*Exercise description*
Take the listing from its first line through the line that contains "15,15.5,16,16.5,17,17.5,18,18.5,19,19.5,20,20.5,21,21.5,22];" and please retype those lines exactly, leaving out the pictures.

________________

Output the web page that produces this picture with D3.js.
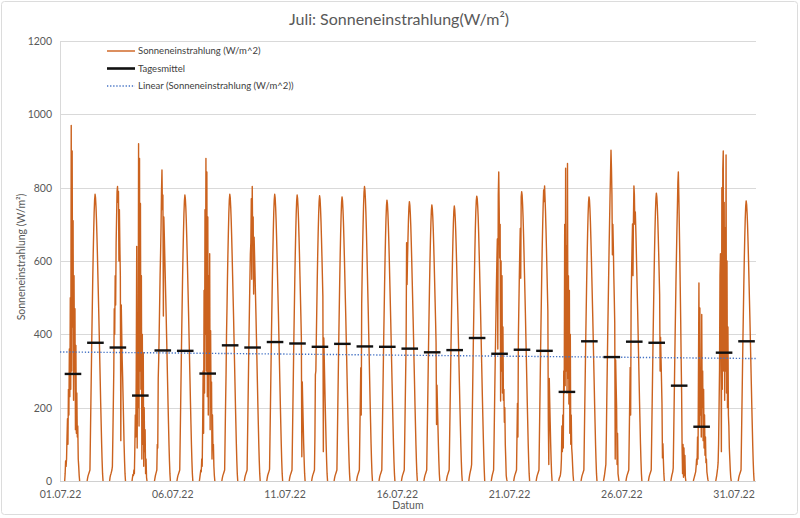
<!DOCTYPE html>
<html>
<head>
<meta charset="utf-8">
<script src="https://cdn.jsdelivr.net/npm/d3@7"></script>
<style>
  html, body { margin: 0; padding: 0; background: #fff; }
  svg { display: block; font-family: Lato, "Open Sans", sans-serif; }
</style>
</head>
<body>
<svg id="chart" width="800" height="518"></svg>
<script>
// ---------------- DATA ----------------
const chartTitle = "Juli: Sonneneinstrahlung(W/m²)";
const yAxisTitle = "Sonneneinstrahlung (W/m²)";
const xAxisTitle = "Datum";
const seriesNames = ["Sonneneinstrahlung (W/m^2)", "Tagesmittel", "Linear (Sonneneinstrahlung (W/m^2))"];

const dayLabels = ["01.07.22","02.07.22","03.07.22","04.07.22","05.07.22","06.07.22","07.07.22","08.07.22",
  "09.07.22","10.07.22","11.07.22","12.07.22","13.07.22","14.07.22","15.07.22","16.07.22","17.07.22",
  "18.07.22","19.07.22","20.07.22","21.07.22","22.07.22","23.07.22","24.07.22","25.07.22","26.07.22",
  "27.07.22","28.07.22","29.07.22","30.07.22","31.07.22"];
const xTickLabels = ["01.07.22","06.07.22","11.07.22","16.07.22","21.07.22","26.07.22","31.07.22"];
const xEndLabel = "01.08.22";
const yTicks = [0, 200, 400, 600, 800, 1000, 1200];

// sample times within each day (hours), half-hourly
const sampleHours = [5,5.5,6,6.5,7,7.5,8,8.5,9,9.5,10,10.5,11,11.5,12,12.5,13,13.5,14,14.5,
  15,15.5,16,16.5,17,17.5,18,18.5,19,19.5,20,20.5,21,21.5,22];

// irradiance (W/m^2) per day at sampleHours
const irradianceByDay = [
  [0,20,55,40,60,120,170,100,250,180,360,230,500,250,970,300,900,420,710,220,560,300,470,140,370,130,240,120,150,60,40,15,0,0,0],
  [0,8,14,18,22,26,30,120,210,300,390,470,550,620,680,732,767,782,772,747,712,667,617,562,507,452,392,332,272,212,157,102,56,20,0],
  [0,10,16,20,25,30,40,120,210,300,470,400,560,480,650,720,790,803,760,790,600,740,640,560,110,480,400,330,280,220,160,100,55,20,0],
  [0,10,18,15,30,20,90,180,120,300,640,90,420,200,920,150,880,300,757,250,560,60,400,100,350,40,200,80,140,20,60,10,0,0,0],
  [0,8,15,20,25,30,100,90,280,330,400,480,560,620,690,790,848,740,780,450,720,670,615,560,505,450,390,330,270,210,155,100,55,20,0],
  [0,8,14,18,22,26,30,120,210,300,390,470,550,620,680,730,765,780,770,745,710,665,615,560,505,450,390,330,270,210,155,100,55,20,0],
  [0,10,20,30,25,60,40,150,300,130,520,240,740,400,880,300,843,230,720,180,560,290,620,140,410,200,270,60,180,90,100,40,15,0,0],
  [0,8,14,18,22,26,30,120,210,290,400,470,550,620,680,732,767,782,772,747,712,667,617,562,507,452,392,332,272,212,157,102,56,20,0],
  [0,8,14,18,22,26,30,120,210,300,390,470,550,620,650,770,550,803,650,720,510,665,615,560,505,450,390,330,270,210,155,100,55,20,0],
  [0,8,15,19,23,27,32,122,212,302,392,472,552,622,682,732,767,782,772,747,712,667,617,562,507,452,392,332,272,212,157,102,56,20,0],
  [0,8,14,18,22,26,30,120,210,300,390,470,550,620,680,730,765,780,770,745,710,665,615,560,505,450,390,66,270,210,155,100,55,20,0],
  [0,8,14,18,22,26,30,120,290,300,390,470,550,620,680,728,763,778,768,743,708,663,613,558,503,80,390,330,270,210,155,100,55,20,0],
  [0,8,14,18,22,26,30,118,207,297,386,466,545,615,675,725,760,775,765,740,705,660,610,555,500,446,386,327,268,208,153,99,54,20,0],
  [0,8,14,18,22,26,30,124,216,309,180,484,566,638,700,752,788,803,793,767,731,685,633,577,520,463,402,340,278,216,160,103,57,21,0],
  [0,8,14,18,22,26,30,118,206,295,383,461,540,609,668,717,751,766,756,732,697,653,604,550,496,442,383,324,265,206,152,98,54,20,0],
  [0,8,14,18,22,26,30,117,205,293,381,650,536,606,664,713,747,762,752,728,694,650,601,547,493,440,381,322,264,205,151,98,54,20,0],
  [0,8,14,18,22,26,30,116,203,290,377,454,531,599,657,705,739,753,743,720,686,642,594,541,488,435,377,154,261,203,150,97,53,19,0],
  [0,8,14,18,22,26,30,115,202,288,375,452,529,596,654,702,736,750,740,717,683,640,592,538,486,433,375,317,260,202,149,96,53,19,0],
  [0,10,18,24,30,36,45,140,230,320,405,485,560,630,690,735,765,777,770,750,720,680,630,580,525,470,410,350,290,230,175,120,70,30,0],
  [0,8,15,20,25,30,110,200,290,370,450,530,600,660,360,780,843,744,608,700,218,600,300,560,240,420,220,250,160,200,100,60,15,5,0],
  [0,8,14,18,22,26,30,121,212,120,394,476,556,628,689,553,775,789,780,755,719,674,623,567,512,456,395,334,274,213,157,101,56,20,0],
  [0,8,14,18,22,26,30,124,217,310,402,485,567,640,701,754,794,762,805,770,734,687,635,578,521,464,163,45,280,217,160,103,57,21,0],
  [0,5,10,12,18,30,60,150,80,180,90,300,240,700,260,853,300,640,240,866,280,560,210,520,130,400,100,180,90,70,40,15,0,0,0],
  [0,8,14,18,22,26,30,119,209,298,387,467,546,616,676,726,761,775,766,741,706,661,612,557,502,448,388,328,269,209,154,99,55,20,0],
  [0,8,15,25,35,45,120,220,310,400,480,560,640,710,780,840,902,853,780,617,700,640,560,500,430,60,330,260,200,45,130,20,10,0,0],
  [0,8,14,18,22,26,30,124,217,310,180,485,567,640,701,560,716,805,780,700,734,687,635,578,521,464,402,340,278,217,160,103,57,21,0],
  [0,8,14,18,22,26,30,121,211,302,392,473,553,624,684,734,770,785,775,750,714,669,619,563,508,300,392,332,272,211,63,102,56,20,0],
  [0,8,15,20,25,35,120,210,300,390,470,550,620,690,750,816,843,780,700,620,530,440,330,240,90,20,100,10,90,15,70,10,0,0,0],
  [0,5,10,15,20,25,40,60,45,120,60,300,540,150,472,180,300,120,454,200,300,110,250,90,180,70,120,50,60,25,15,5,0,0,0],
  [0,8,15,25,35,50,100,200,300,560,620,380,80,800,250,850,900,300,760,220,690,300,889,240,600,200,420,180,150,90,60,30,10,0,0],
  [0,8,14,18,22,26,30,118,206,294,382,460,539,608,666,716,750,764,754,730,696,652,603,549,495,441,382,323,265,206,152,98,54,20,0]
];

// daily mean (Tagesmittel) W/m^2
const dailyMean = [292,377,364,233,356,355,293,370,364,379,375,366,374,367,366,361,351,357,390,347,358,355,243,381,338,380,377,260,148,350,381];

// linear trend line values at start and end of the month
const trendValues = [352, 334];

// ---------------- CHART ----------------
const svg = d3.select("#chart");
const W = 800, H = 518;
const margin = { left: 60, right: 44, top: 41, bottom: 37 };
const parse = d3.utcParse("%d.%m.%y");
const hourMs = 3600 * 1000;

const x = d3.scaleUtc()
  .domain([parse(dayLabels[0]), parse(xEndLabel)])
  .range([margin.left, W - margin.right]);
const y = d3.scaleLinear()
  .domain([yTicks[0], yTicks[yTicks.length - 1]])
  .range([H - margin.bottom, margin.top]);

const textColor = "#595959";

// outer border
svg.append("rect")
  .attr("x", 1.5).attr("y", 1.5).attr("width", W - 4).attr("height", H - 5)
  .attr("rx", 3).attr("fill", "#fff").attr("stroke", "#DCDCDC").attr("stroke-width", 1);

// gridlines
svg.append("g")
  .selectAll("line").data(yTicks.filter(t => t > 0)).join("line")
  .attr("x1", x.range()[0]).attr("x2", x.range()[1])
  .attr("y1", d => Math.round(y(d)) + 0.5).attr("y2", d => Math.round(y(d)) + 0.5)
  .attr("stroke", "#D9D9D9").attr("stroke-width", 1);

// y axis line
svg.append("line")
  .attr("x1", margin.left + 0.5).attr("x2", margin.left + 0.5)
  .attr("y1", y.range()[1]).attr("y2", y.range()[0])
  .attr("stroke", "#D9D9D9");

// y tick labels via d3 axis
const yAxis = d3.axisLeft(y).tickValues(yTicks).tickSize(0).tickPadding(8).tickFormat(d3.format("d"));
const gy = svg.append("g").attr("transform", `translate(${margin.left},0)`).call(yAxis);
gy.select(".domain").remove();
gy.selectAll("text").attr("fill", textColor).attr("font-size", 10.5).attr("font-family", "Lato, sans-serif");

// x tick labels
const xAxis = d3.axisBottom(x)
  .tickValues(xTickLabels.map(parse))
  .tickSize(0).tickPadding(10)
  .tickFormat(d3.utcFormat("%d.%m.%y"));
const gx = svg.append("g").attr("transform", `translate(0,${y(0)})`).call(xAxis);
gx.select(".domain").remove();
gx.selectAll("text").attr("fill", textColor).attr("font-size", 10.5).attr("font-family", "Lato, sans-serif");

// irradiance series: one path per day
const line = d3.line()
  .defined((d, i, arr) => d.v > 0 || (arr[i - 1] && arr[i - 1].v > 0) || (arr[i + 1] && arr[i + 1].v > 0))
  .x(d => x(d.t)).y(d => y(d.v));

const dayData = irradianceByDay.map((vals, di) => {
  const base = parse(dayLabels[di]).getTime();
  return vals.map((v, i) => ({ t: new Date(base + sampleHours[i] * hourMs), v }));
});

svg.append("g")
  .selectAll("path").data(dayData).join("path")
  .attr("d", line)
  .attr("fill", "none").attr("stroke", "#CB621E").attr("stroke-width", 1.4)
  .attr("stroke-linejoin", "round");

// baseline (0 axis)
svg.append("line")
  .attr("x1", x.range()[0]).attr("x2", x.range()[1])
  .attr("y1", Math.round(y(0)) + 0.5).attr("y2", Math.round(y(0)) + 0.5)
  .attr("stroke", "#D0D0D0").attr("stroke-width", 1);

// linear trend
svg.append("line")
  .attr("x1", x(x.domain()[0])).attr("x2", x(x.domain()[1]))
  .attr("y1", y(trendValues[0])).attr("y2", y(trendValues[1]))
  .attr("stroke", "#4472C4").attr("stroke-width", 1.4)
  .attr("stroke-dasharray", "1.3,1.8");

// daily means
const meanStartH = 5, meanEndH = 22.75;
svg.append("g")
  .selectAll("line").data(dailyMean).join("line")
  .attr("x1", (d, i) => x(new Date(parse(dayLabels[i]).getTime() + meanStartH * hourMs)))
  .attr("x2", (d, i) => x(new Date(parse(dayLabels[i]).getTime() + meanEndH * hourMs)))
  .attr("y1", d => y(d)).attr("y2", d => y(d))
  .attr("stroke", "#111").attr("stroke-width", 2.4);

// title
svg.append("text")
  .attr("x", 399).attr("y", 25).attr("text-anchor", "middle")
  .attr("font-size", 16).attr("fill", textColor).text(chartTitle);

// axis titles
svg.append("text")
  .attr("transform", `translate(25,${(y.range()[0] + y.range()[1]) / 2 - 4}) rotate(-90)`)
  .attr("text-anchor", "middle").attr("font-size", 10.5).attr("fill", textColor)
  .text(yAxisTitle);
svg.append("text")
  .attr("x", 408).attr("y", 509).attr("text-anchor", "middle")
  .attr("font-size", 10.5).attr("fill", textColor).text(xAxisTitle);

// legend
const legend = svg.append("g").attr("transform", "translate(107,51)");
const legendStyles = [
  { stroke: "#D06A2A", width: 1.5, dash: null },
  { stroke: "#111", width: 2.6, dash: null },
  { stroke: "#4472C4", width: 1.4, dash: "1.3,1.8" }
];
seriesNames.forEach((name, i) => {
  const g = legend.append("g").attr("transform", `translate(0,${i * 17.5})`);
  g.append("line").attr("x1", 0).attr("x2", 28).attr("y1", 0).attr("y2", 0)
    .attr("stroke", legendStyles[i].stroke).attr("stroke-width", legendStyles[i].width)
    .attr("stroke-dasharray", legendStyles[i].dash);
  g.append("text").attr("x", 31).attr("y", 0).attr("dy", "0.35em")
    .attr("font-size", 9.5).attr("fill", "#404040").text(name);
});
</script>
</body>
</html>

________________

*Written solution*
Output the web page that produces this picture with D3.js.
<!DOCTYPE html>
<html>
<head>
<meta charset="utf-8">
<script src="https://cdn.jsdelivr.net/npm/d3@7"></script>
<style>
  html, body { margin: 0; padding: 0; background: #fff; }
  svg { display: block; font-family: Lato, "Open Sans", sans-serif; }
</style>
</head>
<body>
<svg id="chart" width="800" height="518"></svg>
<script>
// ---------------- DATA ----------------
const chartTitle = "Juli: Sonneneinstrahlung(W/m²)";
const yAxisTitle = "Sonneneinstrahlung (W/m²)";
const xAxisTitle = "Datum";
const seriesNames = ["Sonneneinstrahlung (W/m^2)", "Tagesmittel", "Linear (Sonneneinstrahlung (W/m^2))"];

const dayLabels = ["01.07.22","02.07.22","03.07.22","04.07.22","05.07.22","06.07.22","07.07.22","08.07.22",
  "09.07.22","10.07.22","11.07.22","12.07.22","13.07.22","14.07.22","15.07.22","16.07.22","17.07.22",
  "18.07.22","19.07.22","20.07.22","21.07.22","22.07.22","23.07.22","24.07.22","25.07.22","26.07.22",
  "27.07.22","28.07.22","29.07.22","30.07.22","31.07.22"];
const xTickLabels = ["01.07.22","06.07.22","11.07.22","16.07.22","21.07.22","26.07.22","31.07.22"];
const xEndLabel = "01.08.22";
const yTicks = [0, 200, 400, 600, 800, 1000, 1200];

// sample times within each day (hours), half-hourly
const sampleHours = [5,5.5,6,6.5,7,7.5,8,8.5,9,9.5,10,10.5,11,11.5,12,12.5,13,13.5,14,14.5,
  15,15.5,16,16.5,17,17.5,18,18.5,19,19.5,20,20.5,21,21.5,22];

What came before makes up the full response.